Items listed in a dataset
###
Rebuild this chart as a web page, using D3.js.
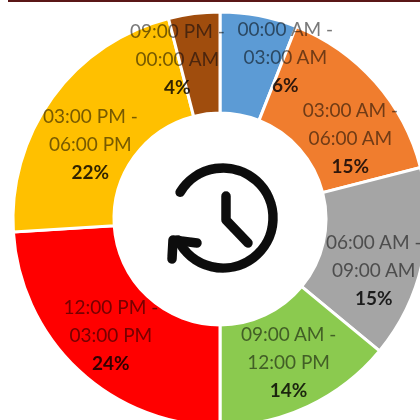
<!DOCTYPE html>
<html>
<head>
<meta charset="utf-8">
<script src="https://cdn.jsdelivr.net/npm/d3@7"></script>
<style>
html, body { margin: 0; padding: 0; background: #fff; }
svg { display: block; }
text { font-family: Lato, sans-serif; text-anchor: middle; }
.range { font-size: 19px; fill: #606060; fill-opacity: .85; mix-blend-mode: multiply; }
.pct { font-size: 19px; font-weight: 700; fill: #1a1a1a; fill-opacity: .9; mix-blend-mode: multiply; }
</style>
</head>
<body>
<svg id="chart" width="420" height="420"></svg>
<script>
var rangeLines = [
    ["00:00 AM -", "03:00 AM"],
    ["03:00 AM -", "06:00 AM"],
    ["06:00 AM -", "09:00 AM"],
    ["09:00 AM -", "12:00 PM"],
    ["12:00 PM -", "03:00 PM"],
    ["03:00 PM -", "06:00 PM"],
    ["09:00 PM -", "00:00 AM"]
];
var shares = [6, 15, 15, 14, 24, 22, 4];
var colors = ["#5b9bd5", "#f07d2e", "#a5a5a5", "#8bca4f", "#ff0000", "#ffc000", "#a04d0e"];

// hand placed labels, as in the original, relative to each slice centroid
var labelShift = [[36, -8], [13, 22], [1, 17], [2, 1], [-2, 2], [-3, 17], [-23, -5]];

var width = 420, height = 420;
var cx = 220, cy = 219, outerR = 207, innerR = 106;

var svg = d3.select("#chart");

var defs = svg.append("defs");
defs.append("filter").attr("id", "soft")
    .append("feGaussianBlur").attr("stdDeviation", 0.6);

var root = svg.append("g").attr("filter", "url(#soft)");

root.append("rect")
    .attr("x", 8).attr("y", 0)
    .attr("width", width - 8).attr("height", 2)
    .attr("fill", "#5a1414");

var pie = d3.pie().sort(null).value(function(d) { return d; });
var arc = d3.arc().innerRadius(innerR).outerRadius(outerR);
var arcs = pie(shares);

var ring = root.append("g").attr("transform", "translate(" + cx + " " + cy + ")");

ring.selectAll("path")
    .data(arcs)
    .enter().append("path")
    .attr("d", arc)
    .attr("fill", function(d, i) { return colors[i]; })
    .attr("stroke", "#fff")
    .attr("stroke-width", 3);

var labels = ring.selectAll("g.label")
    .data(arcs)
    .enter().append("g")
    .attr("class", "label")
    .attr("transform", function(d, i) {
        var c = arc.centroid(d);
        return "translate(" + (c[0] + labelShift[i][0]) + " " + (c[1] + labelShift[i][1]) + ")";
    });

labels.each(function(d, i) {
    var g = d3.select(this);
    g.append("text").attr("class", "range").attr("y", -21).text(rangeLines[i][0]);
    g.append("text").attr("class", "range").attr("y", 7).text(rangeLines[i][1]);
    g.append("text").attr("class", "pct").attr("y", 35).text(shares[i] + "%");
});

// clock icon in the hole
var clock = root.append("g")
    .attr("transform", "translate(223 218)")
    .attr("fill", "none")
    .attr("stroke", "#0c0c0c")
    .attr("stroke-width", 9.5)
    .attr("stroke-linecap", "round")
    .attr("stroke-linejoin", "round");

var rad = Math.PI / 180;
var ringPath = d3.path();
ringPath.arc(0, 0, 50, (-59 - 90) * rad, (244 - 90) * rad);
clock.append("path").attr("d", ringPath.toString());

var line = d3.line();
clock.append("path").attr("d", line([[3, -22], [3, 2], [25, 25]]));
clock.append("path").attr("d", line([[-26, 25], [-50, 22], [-51, 41]]));
</script>
</body>
</html>
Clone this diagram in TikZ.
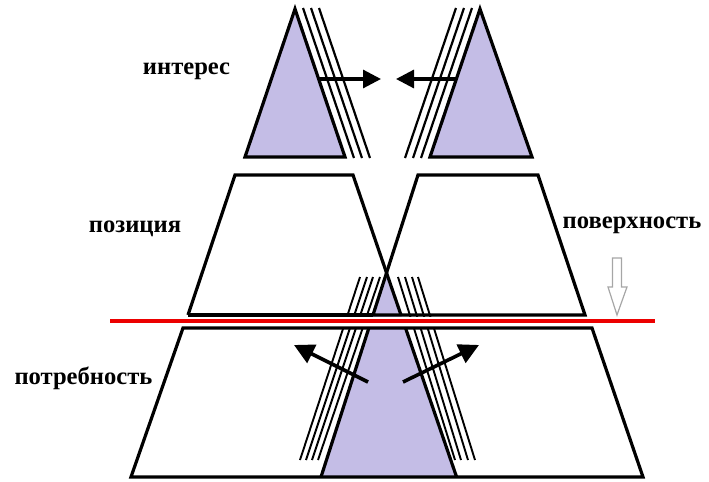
\documentclass[tikz,border=0pt]{standalone}
\usepackage{fontspec}
\setmainfont{Liberation Serif}
\usepackage{tikz}
\usetikzlibrary{arrows.meta,calc}
\definecolor{lilac}{RGB}{196,189,230}
\definecolor{cutred}{RGB}{236,0,0}
\tikzset{
	outline/.style={draw, line width=1.6pt, line join=miter},
	hatch/.style={line width=0.95pt},
	push/.style={-{Triangle[length=9pt,width=9pt]}, line width=1.6pt},
	pushbig/.style={-{Triangle[length=10pt,width=10pt]}, line width=1.8pt},
	level/.style={font=\fontsize{12.3}{14}\selectfont\bfseries, anchor=base, inner sep=0pt}
}

\begin{document}
\begin{tikzpicture}[x=0.5pt, y=-0.5pt]
	\useasboundingbox (0,0) rectangle (709,482);
	
	%% -- Top triangles (interests)
	\coordinate (lapex) at (295,9);
	\coordinate (lbl) at (245,157);
	\coordinate (lbr) at (345,157);
	\coordinate (rapex) at (480,9);
	\coordinate (rbl) at (430,157);
	\coordinate (rbr) at (532,157);
	\filldraw[outline, fill=lilac] (lapex) -- (lbr) -- (lbl) -- cycle;
	\filldraw[outline, fill=lilac] (rapex) -- (rbr) -- (rbl) -- cycle;
	\foreach \d in {8,16,24} {
		\draw[hatch, line width=1.1pt] ($(lapex)+(\d,-1)$) -- ($(lbr)+(\d+1,1)$);
		\draw[hatch, line width=1.1pt] ($(rapex)+(-\d,-1)$) -- ($(rbl)+(-\d-1,1)$);
	}
	\coordinate (lpush) at (319,79);
	\coordinate (rpush) at (457,79);
	\coordinate (ltip) at (381,79);
	\coordinate (rtip) at (396,79);
	\draw[push] (lpush) -- (ltip);
	\draw[push] (rpush) -- (rtip);
	
	%% -- Deep triangle (needs), behind everything below
	\coordinate (napex) at (386.6,272.8);
	\coordinate (nbl) at (321,477);
	\coordinate (nbr) at (456.6,477);
	\fill[lilac] (napex) -- (nbr) -- (nbl) -- cycle;
	\foreach \t/\b in {360/300,367/306,373/312,380/318} {
		\draw[hatch] (\t,277) -- (\b,460);
	}
	\foreach \t/\b in {398/455,405/461,412/468,418/475} {
		\draw[hatch] (\t,277) -- (\b,460);
	}
	
	%% -- Band round the surface line
	\fill[white] (110,316.5) rectangle (655,326.5);
	
	%% -- Middle trapezoids (positions)
	\draw[outline] (188,315) -- (235,175) -- (353,175) -- (401,315);
	\draw[outline] (373,315) -- (418,175) -- (538,175) -- (585,315) -- cycle;
	\draw[outline] (188,315) -- (373,315);
	
	%% -- Bottom trapezoid
	\draw[outline] (183,328) -- (592,328) -- (643,477) -- (131,477) -- cycle;
	\draw[outline] ($(napex)!0.27!(nbl)$) -- (nbl);
	\draw[outline] ($(napex)!0.27!(nbr)$) -- (nbr);
	
	%% -- Outward pushes
	\coordinate (lout) at (368,382);
	\coordinate (rout) at (403,382);
	\coordinate (louttip) at (294,345);
	\coordinate (routtip) at (479,345);
	\draw[pushbig] (lout) -- (louttip);
	\draw[pushbig] (rout) -- (routtip);
	
	%% -- Surface line and hollow arrow
	\draw[cutred, line width=1.6pt] (110,321) -- (655,321);
	\draw[gray!70, line width=0.6pt, line join=miter]
	(612.5,258) -- (621.5,258) -- (621.5,287) -- (627,287) -- (617,315)
	-- (608,287) -- (612.5,287) -- cycle;
	
	%% -- Labels
	\node[level] (interest) at (186.5,75) {интерес};
	\node[level] (position) at (135,233) {позиция};
	\node[level] (surface) at (632,228) {поверхность};
	\node[level] (need) at (83.5,385) {потребность};
	
\end{tikzpicture}
\end{document}
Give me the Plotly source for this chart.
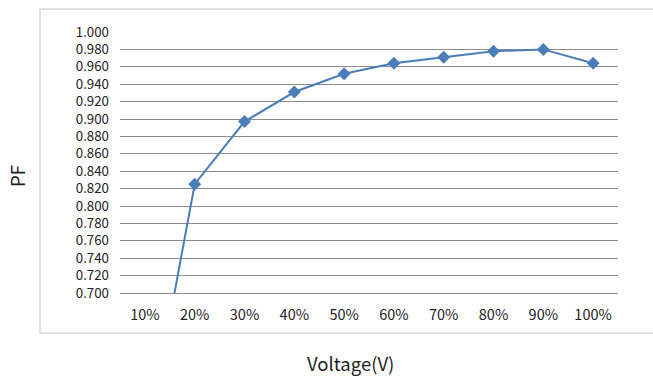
import plotly.graph_objects as go

categories = ["10%", "20%", "30%", "40%", "50%", "60%", "70%", "80%", "90%", "100%"]
pf_values = [0.517, 0.825, 0.897, 0.931, 0.952, 0.964, 0.971, 0.978, 0.980, 0.964]
y_ticks = [round(0.70 + 0.02 * i, 2) for i in range(16)]
y_tick_text = [f"{v:.3f}" for v in y_ticks]

FONT = "Noto Sans CJK SC"
W, H = 653, 376
L, R, T, B = 120, 35, 32, 83
pw, ph = W - L - R, H - T - B

def px_x(p):
    return (p - L) / pw

def px_y(p):
    return (H - B - p) / ph

fig = go.Figure()
fig.add_trace(go.Scatter(
    x=categories, y=pf_values, mode="lines+markers",
    line=dict(color="#4a7ebb", width=2),
    marker=dict(symbol="diamond", size=10, color="#4a7ebb"),
    cliponaxis=True, showlegend=False,
))

fig.add_shape(type="rect", xref="paper", yref="paper",
              x0=px_x(40), x1=px_x(660), y0=px_y(333), y1=px_y(9),
              line=dict(color="#d9d9d9", width=1.5), layer="below")

fig.add_annotation(text="PF", xref="paper", yref="paper", x=px_x(17), y=px_y(176),
                   showarrow=False, textangle=-90, font=dict(family=FONT, size=18.5, color="#222"),
                   xanchor="center", yanchor="middle")
fig.add_annotation(text="Voltage(V)", xref="paper", yref="paper", x=px_x(350), y=px_y(363),
                   showarrow=False, font=dict(family=FONT, size=18.5, color="#222"),
                   xanchor="center", yanchor="middle")

fig.update_layout(
    width=W, height=H, margin=dict(l=L, r=R, t=T, b=B),
    paper_bgcolor="white", plot_bgcolor="white",
    font=dict(family=FONT, size=14, color="#222"),
    xaxis=dict(type="category", range=[-0.5, 9.5], showgrid=False, zeroline=False,
               showline=True, linecolor="#8c8c8c", linewidth=1,
               ticks="", ticklabelstandoff=9, tickfont=dict(size=14.5)),
    yaxis=dict(range=[0.7, 1.0], tickvals=y_ticks, ticktext=y_tick_text,
               showgrid=True, gridcolor="#8c8c8c", gridwidth=1, zeroline=False,
               showline=False, ticks="", ticklabelstandoff=10, tickfont=dict(size=13.3)),
)

fig.write_html("out.html")
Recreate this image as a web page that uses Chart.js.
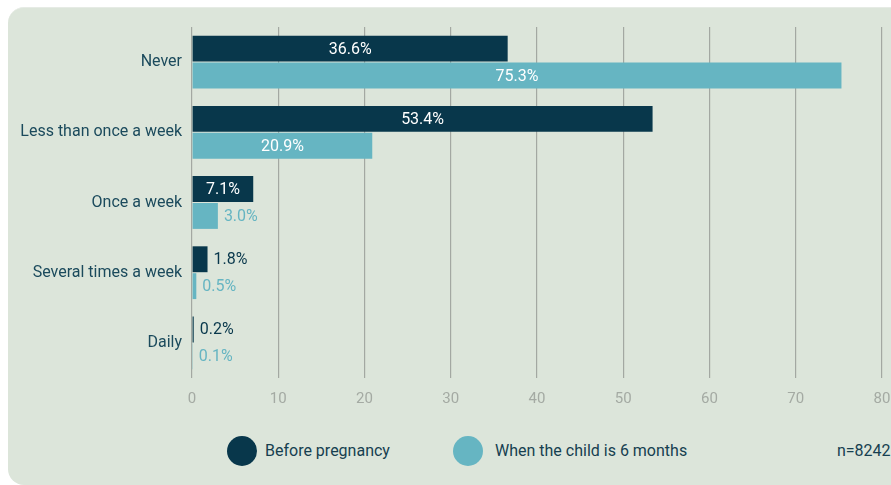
<!DOCTYPE html>
<html>
<head>
<meta charset="utf-8">
<script src="https://cdn.jsdelivr.net/npm/chart.js@4.4.1/dist/chart.umd.min.js"></script>
<style>
  html, body { margin: 0; padding: 0; background: #fff; overflow: hidden; }
  body { width: 891px; height: 485px; position: relative; font-family: Roboto, sans-serif; }
  .card {
    position: absolute; left: 8px; top: 7px; width: 910px; height: 477px;
    background: #dce5da; border-radius: 16px; border-top: 1px solid #e6ebe5;
  }
  #wrap { position: absolute; left: 0; top: 0; width: 891px; height: 420px; }
  .legend { position: absolute; top: 436px; left: 0; width: 891px; height: 30px; font-size: 16px; color: #163f50; }
  .dot { position: absolute; top: 0; width: 30px; height: 30px; border-radius: 50%; }
  .lbl { position: absolute; top: 0; line-height: 30px; white-space: nowrap; }
</style>
</head>
<body>
<div class="card"></div>
<div id="wrap"><canvas id="chart"></canvas></div>
<div class="legend">
  <div class="dot" style="left:227px;background:#08374b"></div>
  <div class="lbl" style="left:265px" id="leg0"></div>
  <div class="dot" style="left:453px;background:#66b5c2"></div>
  <div class="lbl" style="left:495px" id="leg1"></div>
  <div class="lbl" style="left:837px" id="note"></div>
</div>
<script>
const categories = ['Never', 'Less than once a week', 'Once a week', 'Several times a week', 'Daily'];
const seriesNames = ['Before pregnancy', 'When the child is 6 months'];
const beforePregnancy = [36.6, 53.4, 7.1, 1.8, 0.2];
const sixMonths = [75.3, 20.9, 3.0, 0.5, 0.1];
const xTicks = [0, 10, 20, 30, 40, 50, 60, 70, 80];
const sampleNote = 'n=8242';

const DARK = '#08374b';
const LIGHT = '#66b5c2';

document.getElementById('leg0').textContent = seriesNames[0];
document.getElementById('leg1').textContent = seriesNames[1];
document.getElementById('note').textContent = sampleNote;

// value labels: inside (white) when they fit, otherwise just past the bar end
const valueLabels = {
  id: 'valueLabels',
  afterDatasetsDraw(chart) {
    const ctx = chart.ctx;
    ctx.save();
    ctx.font = '16px Roboto, sans-serif';
    ctx.textBaseline = 'middle';
    chart.data.datasets.forEach((ds, di) => {
      const meta = chart.getDatasetMeta(di);
      meta.data.forEach((bar, i) => {
        const txt = ds.data[i].toFixed(1) + '%';
        const w = ctx.measureText(txt).width;
        const len = bar.x - bar.base;
        if (len > w + 12) {
          ctx.fillStyle = '#ffffff';
          ctx.textAlign = 'center';
          ctx.fillText(txt, bar.base + len / 2, bar.y + 1);
        } else {
          ctx.fillStyle = ds.backgroundColor;
          ctx.textAlign = 'left';
          ctx.fillText(txt, bar.x + 6, bar.y + 1);
        }
      });
    });
    ctx.restore();
  }
};

new Chart(document.getElementById('chart'), {
  type: 'bar',
  data: {
    labels: categories,
    datasets: [
      { label: seriesNames[0], data: beforePregnancy, backgroundColor: DARK },
      { label: seriesNames[1], data: sixMonths, backgroundColor: LIGHT }
    ]
  },
  options: {
    indexAxis: 'y',
    responsive: true,
    maintainAspectRatio: false,
    animation: false,
    categoryPercentage: 0.766,
    barPercentage: 0.963,
    layout: { padding: { top: 27, right: 9, left: 0, bottom: 0 } },
    plugins: { legend: { display: false }, tooltip: { enabled: false } },
    scales: {
      x: {
        min: 0, max: 80,
        afterBuildTicks: s => { s.ticks = xTicks.map(v => ({ value: v })); },
        afterFit: s => { s.height = 42; s.paddingLeft = 0; s.paddingRight = 0; },
        grid: { color: '#a3a8a2', lineWidth: 1.2, drawTicks: false },
        border: { display: false },
        ticks: { color: '#a4aaa3', font: { family: 'Roboto', size: 15 }, padding: 12 }
      },
      y: {
        afterFit: s => { s.width = 192; },
        grid: { display: false, drawTicks: false },
        border: { display: false },
        ticks: { color: '#1b4a5c', font: { family: 'Roboto', size: 16 }, padding: 10 }
      }
    }
  },
  plugins: [valueLabels]
});
</script>
</body>
</html>
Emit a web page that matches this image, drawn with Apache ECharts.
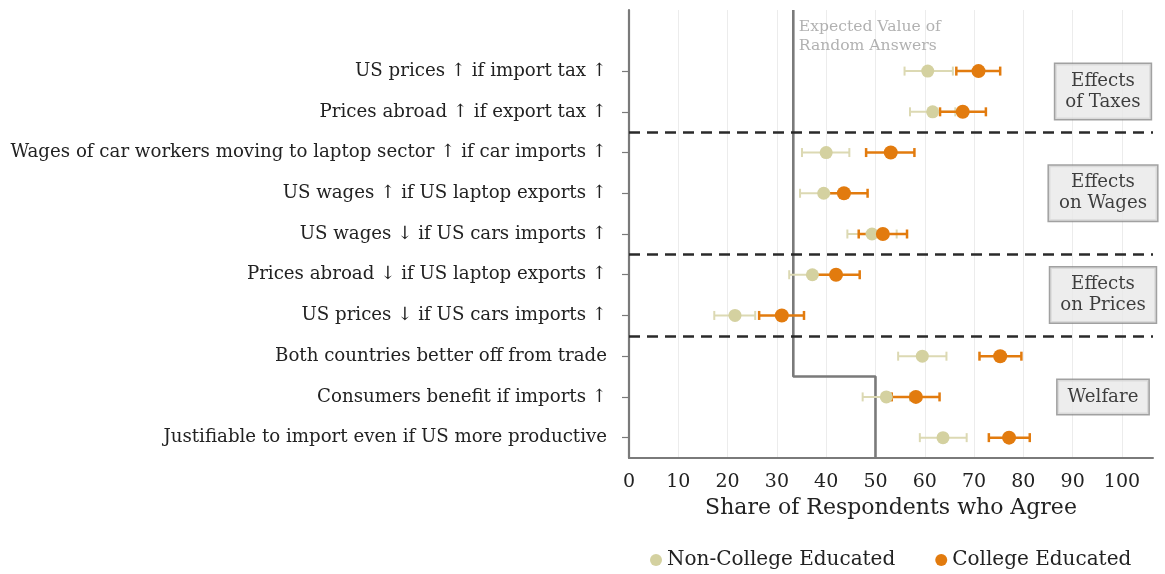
<!DOCTYPE html>
<html><head><meta charset="utf-8">
<script src="https://cdn.jsdelivr.net/npm/echarts@6/dist/echarts.min.js"></script>
<style>html,body{margin:0;padding:0;background:#fff}#c{width:1165px;height:574px}</style>
</head><body><div id="c"></div>
<script>
// ---- data ----
const categories = [
  'US prices \u2191 if import tax \u2191',
  'Prices abroad \u2191 if export tax \u2191',
  'Wages of car workers moving to laptop sector \u2191 if car imports \u2191',
  'US wages \u2191 if US laptop exports \u2191',
  'US wages \u2193 if US cars imports \u2191',
  'Prices abroad \u2193 if US laptop exports \u2191',
  'US prices \u2193 if US cars imports \u2191',
  'Both countries better off from trade',
  'Consumers benefit if imports \u2191',
  'Justifiable to import even if US more productive'
];
const nonCollegeMean = [60.6, 61.6, 40.0, 39.5, 49.3, 37.2, 21.5, 59.5, 52.2, 63.7];
const nonCollegeLow  = [55.9, 57.0, 35.1, 34.7, 44.3, 32.5, 17.3, 54.6, 47.4, 59.0];
const nonCollegeHigh = [65.7, 66.2, 44.7, 44.3, 54.3, 41.9, 25.6, 64.4, 57.0, 68.5];
const collegeMean = [70.9, 67.7, 53.1, 43.6, 51.5, 42.0, 31.0, 75.3, 58.2, 77.1];
const collegeLow  = [66.4, 63.1, 48.1, 38.9, 46.6, 37.4, 26.4, 71.1, 53.3, 73.0];
const collegeHigh = [75.3, 72.4, 57.9, 48.4, 56.4, 46.8, 35.5, 79.6, 63.0, 81.3];
const expectedRandom = [33.33, 33.33, 33.33, 33.33, 33.33, 33.33, 33.33, 33.33, 50, 50];
const xTicks = [0, 10, 20, 30, 40, 50, 60, 70, 80, 90, 100];
const groupNames = ['Effects\nof Taxes', 'Effects\non Wages', 'Effects\non Prices', 'Welfare'];
const groupFirstRow = [1, 3, 6, 8];
const groupLastRow = [2, 5, 7, 10];
const legendNames = ['Non-College Educated', 'College Educated'];

// ---- styles ----
const FONT = 'DejaVu Serif';
const TAN = '#d4d1a0';
const TAN_BAR = '#dcd9b3';
const ORANGE = '#e27b0e';
const X_MAX = 106.3;
const Y_MIN = -0.5;
const Y_MAX = 10.5;
const rows = categories.map((c, i) => i + 1);

function errSeries(name, low, high, color, width) {
  return {
    name: name, type: 'custom', z: 3,
    data: rows.map((r, i) => [low[i], high[i], r]),
    encode: { x: [0, 1], y: 2 },
    renderItem: function (params, api) {
      const y = api.value(2);
      const a = api.coord([api.value(0), y]);
      const b = api.coord([api.value(1), y]);
      const h = 4.5;
      const st = { stroke: color, lineWidth: width, fill: null };
      return { type: 'group', children: [
        { type: 'line', shape: { x1: a[0], y1: a[1], x2: b[0], y2: b[1] }, style: st },
        { type: 'line', shape: { x1: a[0], y1: a[1] - h, x2: a[0], y2: a[1] + h }, style: st },
        { type: 'line', shape: { x1: b[0], y1: b[1] - h, x2: b[0], y2: b[1] + h }, style: st }
      ]};
    },
    silent: true
  };
}

// step line of expected value of random answers (runs to the top and bottom of the plot)
const stepData = [];
expectedRandom.forEach((v, i) => {
  stepData.push([v, i === 0 ? Y_MIN : rows[i] - 0.5]);
  stepData.push([v, rows[i] + 0.5]);
});

const chart = echarts.init(document.getElementById('c'), null, { renderer: 'canvas' });
chart.setOption({
  animation: false,
  textStyle: { fontFamily: FONT },
  grid: { left: 629, right: 12, top: 10, bottom: 116, containLabel: false, outerBoundsMode: 'none' },
  xAxis: {
    type: 'value', min: 0, max: X_MAX, interval: 10,
    axisLine: { show: true, onZero: false, lineStyle: { color: '#7a7a7a', width: 2 } },
    axisTick: { show: false },
    axisLabel: { customValues: xTicks, fontSize: 19, color: '#222', margin: 15, fontFamily: FONT },
    splitLine: { show: true, showMinLine: false, showMaxLine: false, lineStyle: { color: '#ececec', width: 1 } },
    name: 'Share of Respondents who Agree', nameLocation: 'middle', nameGap: 36,
    nameTextStyle: { fontSize: 22, color: '#222', fontFamily: FONT }
  },
  yAxis: {
    type: 'value', min: Y_MIN, max: Y_MAX, inverse: true,
    axisLine: { show: true, onZero: false, lineStyle: { color: '#7a7a7a', width: 2.2 } },
    axisTick: { show: true, customValues: rows, length: 7, lineStyle: { color: '#7a7a7a', width: 1.2 } },
    axisLabel: { customValues: rows, formatter: v => categories[Math.round(v) - 1] || '', fontSize: 18.2, color: '#222', margin: 22, fontFamily: FONT },
    splitLine: { show: false }
  },
  legend: {
    data: legendNames, icon: 'circle', itemWidth: 12, itemHeight: 12, itemGap: 40,
    left: 645, top: 545, textStyle: { fontSize: 20, color: '#222', fontFamily: FONT }
  },
  series: [
    {
      name: 'expected', type: 'line', data: stepData, symbol: 'none', z: 2, silent: true,
      lineStyle: { color: '#7a7a7a', width: 2.6 },
      markLine: {
        symbol: 'none', silent: true, label: { show: false },
        lineStyle: { color: '#2a2a2a', type: [11, 7], width: 2.6 },
        data: groupLastRow.slice(0, -1).map(r => ({ yAxis: r + 0.5 }))
      }
    },
    {
      name: 'expectedLabel', type: 'scatter', symbolSize: 1, z: 2, silent: true,
      itemStyle: { color: 'rgba(0,0,0,0)' },
      data: [[expectedRandom[0], Y_MIN]],
      label: { show: true, position: [6, 8], align: 'left', verticalAlign: 'top',
        formatter: 'Expected Value of\nRandom Answers', color: '#9e9e9e', fontSize: 15.6, lineHeight: 19, fontFamily: FONT }
    },
    errSeries('ncErr', nonCollegeLow, nonCollegeHigh, TAN_BAR, 2),
    {
      name: legendNames[0], type: 'scatter', z: 3, symbolSize: 13,
      itemStyle: { color: TAN, opacity: 1 },
      data: rows.map((r, i) => [nonCollegeMean[i], r])
    },
    errSeries('cErr', collegeLow, collegeHigh, ORANGE, 2.5),
    {
      name: legendNames[1], type: 'scatter', z: 3, symbolSize: 14,
      itemStyle: { color: ORANGE, opacity: 1 },
      data: rows.map((r, i) => [collegeMean[i], r])
    },
    {
      name: 'groups', type: 'scatter', symbolSize: 1, z: 4, silent: true,
      itemStyle: { color: 'rgba(0,0,0,0)' },
      data: groupNames.map((g, i) => [X_MAX, (groupFirstRow[i] + groupLastRow[i]) / 2]),
      label: {
        show: true, position: 'inside', offset: [-50, 0], align: 'center', verticalAlign: 'middle',
        formatter: p => groupNames[p.dataIndex],
        fontSize: 18.2, lineHeight: 21, color: '#111', fontFamily: FONT,
        backgroundColor: '#e9e9e9', borderColor: '#8a8a8a', borderWidth: 1.5,
        padding: [7, 10, 6, 10]
      }
    }
  ]
});
</script></body></html>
###
Set task :: In the entries above, find every line with the word "this" and list it.

The answer ::
Rebuild this chart as a web page, using D3.js.
    var g = d3.select(this);
Clone this diagram in TikZ.
Give me the Plotly source for this chart.
Recreate this image as a web page that uses Chart.js.
Emit a web page that matches this image, drawn with Apache ECharts.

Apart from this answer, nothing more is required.